Industry Strategy The 10-Slide Killer Pitch Deck: How to Hook Investors

One producer told me in Cannes this year:

If I can’t sell the project in my head to someone between two elevator rides, the deck probably won’t save it.

Honestly, the more markets I attend, the more I feel how true that is.

Buyers and financiers usually filter projects incredibly fast:

What genre is it?
Which territories could actually buy it?
Streaming or theatrical?
Recognizable cast?
Strong first 10 minutes?
Any pre-sales or MGs already?

But the biggest hidden question is usually this:

Can I trust the people around this project?

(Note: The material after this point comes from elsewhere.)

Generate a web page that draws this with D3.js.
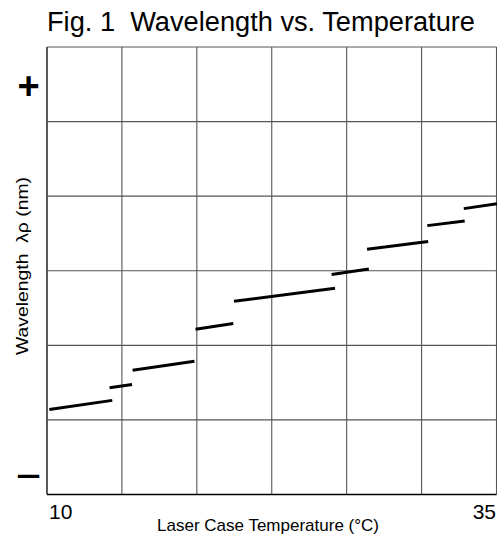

Because signing an LOI is easy.
Signing a contract is easy.
Even sales estimates can look great on paper.

The harder part is knowing who actually pays on time, who can really sell a film, and who people still want to work with two years later.

Honestly, I’ve seen weaker films move faster simply because the market trusted the ecosystem around them more.
 
We once went into investor meetings with a pitch deck that was nearly 25 slides long, and everyone kept saying how professional it looked.

The problem was that afterward almost nobody could explain the actual film in one sentence.

Later we cut it down to around 10 slides, and the conversations immediately became much better.

Since then, I’ve started feeling that overly long decks sometimes hide the project more than they actually sell it.